Can unions be busted in Pennsylvania? It worked in Wisconsin. Legislation exactly like this eviscerated union membership there. Teachers had a small victory when a recent resolution asking County Commissioners to support the bill was taken off the table before they could vote. But the real threat, the house bill, is still out there. And the busters-at-large are going unchecked in Philadelphia media outlets. (At least western PA is publishing rebuttals.)

As an educator, I’m disappointed that the writers for the Commonwealth Foundation, who presumably graduated high school, could forget the writing lessons they learned from their teachers. Present the facts honestly. Don’t manipulate the truth.

As a union member, I am once again reminded that these forces are out there, and it’s not some secret conspiracy we don’t have access to. It’s right in front of our faces.

Tell everyone you know: the Commonwealth Foundation wants to destroy Pennsylvania unions.

From Chicago to Philadelphia?

I was one of four members of the SLA Community who had the pleasure of presenting at this year’s Coalition of Essential Schools Fall Forum at The Met School in Providence, RI. I have more ideas swirling around in my head than can reasonably be summarized in this post, but I’m going to attempt a couple of them here.

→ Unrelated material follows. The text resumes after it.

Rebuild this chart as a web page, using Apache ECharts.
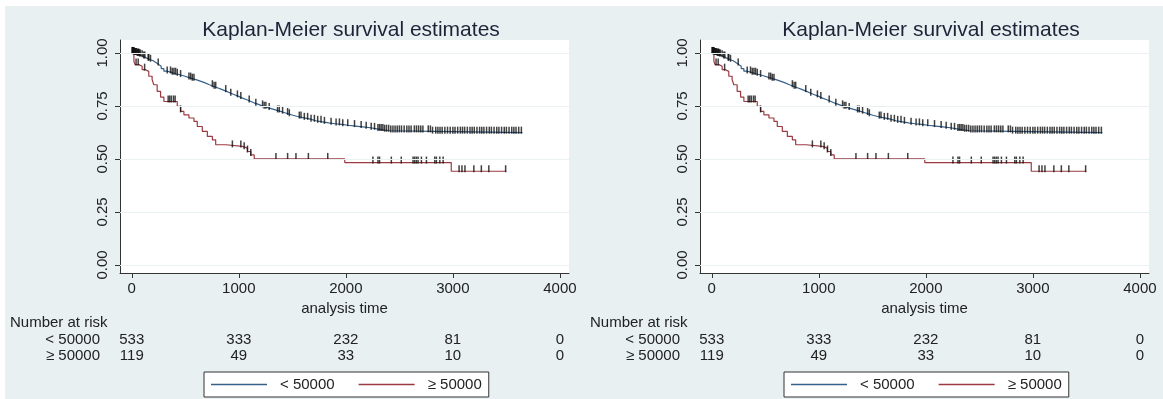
<!DOCTYPE html>
<html>
<head>
<meta charset="utf-8">
<script src="https://cdn.jsdelivr.net/npm/echarts@6/dist/echarts.min.js"></script>
<style>
    html, body { margin: 0; background: #fff; }
    #graph { position: absolute; left: 5px; top: 6px; width: 1158px; height: 393px; }
</style>
</head>
<body>
<div id="graph"></div>
<script>
"use strict"

// number at risk table
const riskTimes = [0, 1000, 2000, 3000, 4000];
const riskLow = [533, 333, 232, 81, 0];
const riskHigh = [119, 49, 33, 10, 0];
const yTicks = [0, 0.25, 0.5, 0.75, 1];

// KM steps [time, survival]
const kmLow = [
    [0, 1.0], [10, 0.998], [25, 0.995], [45, 0.992], [70, 0.988], [90, 0.984], [110, 0.978], [130, 0.973],
    [150, 0.968], [175, 0.963], [200, 0.955], [225, 0.946], [250, 0.937], [275, 0.926], [300, 0.914],
    [330, 0.908], [370, 0.902], [410, 0.897], [450, 0.891], [490, 0.885], [530, 0.879], [565, 0.874],
    [600, 0.867], [640, 0.860], [680, 0.851], [720, 0.843], [760, 0.836], [800, 0.828], [840, 0.820],
    [880, 0.811], [920, 0.803], [960, 0.795], [1000, 0.787], [1035, 0.779], [1075, 0.771], [1115, 0.763],
    [1150, 0.756], [1190, 0.748], [1230, 0.742], [1270, 0.736], [1310, 0.730], [1350, 0.724], [1390, 0.718],
    [1430, 0.712], [1470, 0.706], [1505, 0.700], [1550, 0.695], [1600, 0.689], [1660, 0.680], [1720, 0.675],
    [1780, 0.670], [1840, 0.666], [1900, 0.663], [1960, 0.659], [2020, 0.655], [2090, 0.651], [2160, 0.647],
    [2230, 0.642], [2290, 0.637], [2350, 0.633], [2410, 0.630], [2810, 0.624], [3650, 0.624]
];
const kmHigh = [
    [0, 1.0], [20, 0.96], [30, 0.945], [66, 0.937], [97, 0.921], [128, 0.913], [159, 0.89], [190, 0.874],
    [206, 0.85], [237, 0.819], [269, 0.792], [300, 0.771], [425, 0.748], [456, 0.724], [487, 0.708],
    [534, 0.693], [581, 0.677], [612, 0.653], [659, 0.63], [706, 0.606], [753, 0.59], [784, 0.567],
    [880, 0.559], [1034, 0.551], [1081, 0.535], [1112, 0.519], [1144, 0.5], [1990, 0.483], [2985, 0.442],
    [3500, 0.442]
];

// censoring times
const censLow = [
    3, 6, 9, 12, 15, 19, 22, 28, 34, 38, 44, 50, 56, 62, 66, 72, 81, 97, 112, 122, 153, 159, 175, 247,
    331, 362, 378, 394, 409, 425, 456, 534, 550, 565, 581, 753, 769, 784, 878, 925, 987, 1019, 1097, 1159,
    1222, 1237, 1253, 1284, 1362, 1378, 1409, 1456, 1472, 1565, 1581, 1612, 1643, 1675, 1706, 1737, 1768,
    1800, 1862, 1909, 1940, 1971, 2018, 2081, 2143, 2190, 2237, 2268, 2300, 2315, 2330, 2346, 2362, 2380,
    2400, 2420, 2440, 2460, 2480, 2500, 2520, 2545, 2570, 2590, 2610, 2640, 2660, 2680, 2700, 2720, 2770,
    2790, 2810, 2840, 2860, 2880, 2900, 2925, 2950, 2975, 3000, 3020, 3045, 3070, 3090, 3110, 3135, 3160,
    3180, 3200, 3225, 3250, 3270, 3290, 3315, 3340, 3360, 3385, 3410, 3430, 3455, 3480, 3500, 3525, 3550,
    3570, 3590, 3615, 3640
];
const censHigh = [
    40, 60, 120, 340, 355, 370, 390, 405, 456, 940, 1019, 1050, 1081, 1112, 1347, 1456, 1534, 1650, 1831,
    2253, 2300, 2315, 2425, 2518, 2628, 2643, 2659, 2675, 2706, 2753, 2831, 2846, 2878, 2909, 3058, 3085,
    3113, 3196, 3266, 3336, 3493
];

const FONT = "'Liberation Sans', Arial, sans-serif";
const BLUE = "#35608c", RED = "#9c3a41";

const survAt = (km, t) =>
{
    let v = km[0][1];
    for (const p of km)
        if (p[0] <= t) v = p[1];
    return v;
};

// panel layout (px inside the chart div)
const panels = [
    { left: 115, title: 341, rowL: 5, legend: 199 },
    { left: 695, title: 921, rowL: 585, legend: 779 }
];

const option = {
    backgroundColor: "#e8f0f2",
    animation: false,
    textStyle: { fontFamily: FONT },
    title: [], grid: [], xAxis: [], yAxis: [], series: [], legend: [], graphic: []
};

panels.forEach((p, i) =>
{
    option.title.push({
        text: "Kaplan-Meier survival estimates",
        left: p.title, top: 9, textAlign: "center",
        textStyle: { fontSize: 21, fontWeight: "normal", color: "#1c2538", fontFamily: FONT }
    });
    option.grid.push({ left: p.left, top: 34, width: 449, height: 233, show: true, backgroundColor: "#fff", borderWidth: 0 });
    option.xAxis.push({
        type: "value", gridIndex: i, min: -110, max: 4085,
        name: "analysis time", nameLocation: "middle", nameGap: 23,
        nameTextStyle: { fontSize: 15, color: "#222", fontFamily: FONT },
        axisLine: { onZero: false, lineStyle: { color: "#333", width: 1 } },
        axisTick: { show: true, length: 5, customValues: riskTimes, lineStyle: { color: "#333" } },
        axisLabel: { customValues: riskTimes, margin: 8, fontSize: 15, color: "#222", fontFamily: FONT,
            formatter: v => String(v) },
        splitLine: { show: false }
    });
    // second axis carries the at-risk numbers under each tick
    option.xAxis.push({
        type: "value", gridIndex: i, min: -110, max: 4085, position: "bottom", offset: 59,
        axisLine: { show: false, onZero: false }, axisTick: { show: false }, splitLine: { show: false },
        axisLabel: {
            customValues: riskTimes, margin: 0, fontSize: 15, lineHeight: 16, color: "#222", fontFamily: FONT,
            formatter: v => { const k = riskTimes.indexOf(v); return `${riskLow[k]}\n${riskHigh[k]}`; }
        }
    });
    option.yAxis.push({
        type: "value", gridIndex: i, min: -0.038, max: 1.061,
        axisLine: { show: true, onZero: false, lineStyle: { color: "#333", width: 1 } },
        axisTick: { show: true, length: 5, customValues: yTicks, lineStyle: { color: "#333" } },
        axisLabel: { customValues: yTicks, rotate: 90, margin: 10, fontSize: 15, color: "#222", fontFamily: FONT,
            formatter: v => v.toFixed(2) },
        splitLine: { show: false }
    });
    const xi = i * 2;
    option.series.push({
        name: "grid" + i, type: "line", xAxisIndex: xi, yAxisIndex: i, data: [], silent: true, z: 1,
        markLine: {
            silent: true, symbol: ["none", "none"], label: { show: false },
            lineStyle: { color: "#eaf1f3", width: 1, type: "solid" },
            data: yTicks.map(v => ({ yAxis: v }))
        }
    });
    option.series.push({
        name: "< 50000", type: "line", step: "end", xAxisIndex: xi, yAxisIndex: i, data: kmLow,
        symbol: "none", lineStyle: { color: BLUE, width: 1.2 }, itemStyle: { color: BLUE }, z: 3
    });
    option.series.push({
        name: "≥ 50000", type: "line", step: "end", xAxisIndex: xi, yAxisIndex: i, data: kmHigh,
        symbol: "none", lineStyle: { color: RED, width: 1.2 }, itemStyle: { color: RED }, z: 3
    });
    [[censLow, kmLow], [censHigh, kmHigh]].forEach(([cens, km], j) =>
    {
        option.series.push({
            name: "cens" + i + j, type: "scatter", xAxisIndex: xi, yAxisIndex: i, silent: true, z: 4,
            data: cens.map(t => [t, survAt(km, t)]),
            symbol: "rect", symbolSize: [1.5, 7], symbolOffset: [0, -2.5], itemStyle: { color: "#111" }
        });
    });
    option.legend.push({
        data: ["< 50000", "≥ 50000"], left: p.legend, top: 366, orient: "horizontal",
        icon: "rect", itemWidth: 56, itemHeight: 1.5, itemGap: 24, padding: [5, 7],
        backgroundColor: "#fff", borderColor: "#333", borderWidth: 1, borderRadius: 0,
        textStyle: { fontSize: 15, color: "#222", fontFamily: FONT, padding: [0, 0, 0, 8] }
    });
    option.graphic.push(
        { type: "text", left: p.rowL, top: 309, style: { text: "Number at risk", fill: "#222", font: "15px " + FONT } },
        { type: "text", right: 1158 - p.rowL - 90, top: 326, style: { text: "< 50000", fill: "#222", font: "15px " + FONT, textAlign: "right" } },
        { type: "text", right: 1158 - p.rowL - 90, top: 342, style: { text: "≥ 50000", fill: "#222", font: "15px " + FONT, textAlign: "right" } }
    );
});

const myChart = echarts.init(document.getElementById("graph"), null, { renderer: "canvas" });
myChart.setOption(option);
</script>
</body>
</html>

First off, it was really eye-opening to visit another school that embodies many of the same principals as SLA. We didn’t have a chance to see classes in session, but just exploring the physical building gave us lots of clues about what’s going on and what we could steal. From what I explored, the schools rely more heavily on the advisory system than SLA, and have whole rooms devoted specifically to advisory groups, complete with their own names and cubby systems and tons of individualized support notes on the white boards. The place felt like home.

The sessions that really got me thinking, though, were all about Chicago.

I am a card-carrying member of the Philadelphia Federation of Teachers, and on the whole I’m grateful for the work that they do. However, I don’t feel particularly connected to my union. And I don’t think that’s my fault — they don’t work to connect teachers around Philadelphia, beyond the occasional rally. Though I appreciate their protecting my benefits, I also crave networking. What are the other people out there doing? What are their needs, their struggles, their skills and triumphs?

This is a part of what was so interesting about the story of the Caucus of Rank-and-File Educators, shared so eloquently by Xian Barrett at the conference.

Their movement, he said, started with an interested group of twelve people — folks who knew each other from the blogging world, or ran into each other at the annual conference hosted by Teaching For Social Justice, the progressive teacher organization in Chicago.

Over four years, they went from this seed of a group to nearly sweeping all elected positions in the Chicago Teachers Union. Their caucus also continues to organize and publicize as an organization independent of the CTU, and therefore free of some of the gag rules that are enforced around contract negotiations.

How did they do it?

First by listening, he said. Going to every possibly community meeting about educating, asking people what they needed, and acknowledging those needs.

(How did they find the time for this? By working a somewhat inhuman number of hours, including taking personal days and no-pay days to fit it all in.)

Then they found union members — we’re talking actual teachers — who were willing to run for the elected positions within the CTU. Virtually all of them running on the CORE slate were elected.

These folks recognized that they were disenfranchised from a massive behemoth of a system, and they took it over from the inside. Now, of course, they’re struggling with trying not to become the establishment they unseated. Still, they did it.

Could such a thing happen in Philadelphia?

I don’t know. But for the first time, I am seriously asking the question. I hope you will ask it with me.